The study noted that “the United States has implemented both temporary and permanent fishery closures to reduce turtle bycatch and protect turtle populations.” But it adds that only about 2 percent of worldwide longline fish landings are taken by U.S. fishing vessels.
Crowder added in his interview that a number of ideas are already under consideration to address the turtle bycatch problem. Two current favorites are substituting circle-shaped longline hooks for the present “J” shape, and altering the kind of bait used.
“The National Marine Fisheries Service is proposing that circle hooks and changes in bait will largely solve the problem,” Crowder said. “I tend to think its a recommendation that is very promising, but not yet ready to implement in the fishery.”
Other suggestions include altering fishing practices, like changing the depths at which the hooks are set. “Perhaps places could be located in the ocean where there are still swordfish to catch but fewer turtles, redirecting the fishery to where the bycatch rate might not be as high,” Crowder said.

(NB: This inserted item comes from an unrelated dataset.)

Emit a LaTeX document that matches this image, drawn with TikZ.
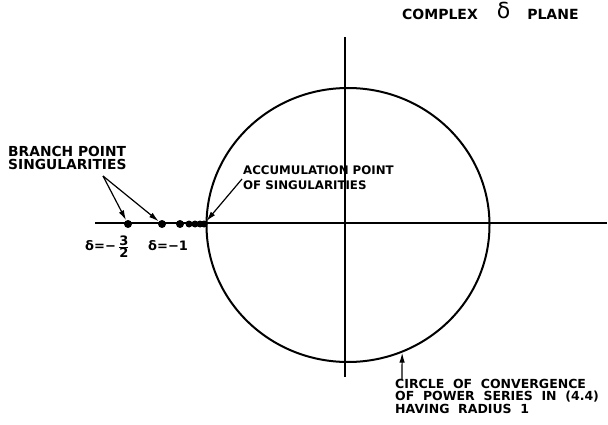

Technology can aid efforts to restrict or close off certain areas from fishing for a time, he said. By international agreement, longline fishing boats might be required to install sensors so that satellites can be used to monitor them for compliance.
Such “vessel monitoring systems” are already used off regions like New England, where both cod and scallop fishing are banned in large areas, he said.
“The additional costs are minor, considering the costs of other electronics that state-of-the-art fishing vessels now have on board. That might seem invasive to individual fishermen. On the other hand, if one fisherman is playing by the rules he would want to be reassured that all the other fishermen are too.
“I guess our paper raises the stakes a bit to say this is something that we need to deal with fairly quickly,” Crowder said. “It puts the pressure on to research those potential solutions as quickly as possible.”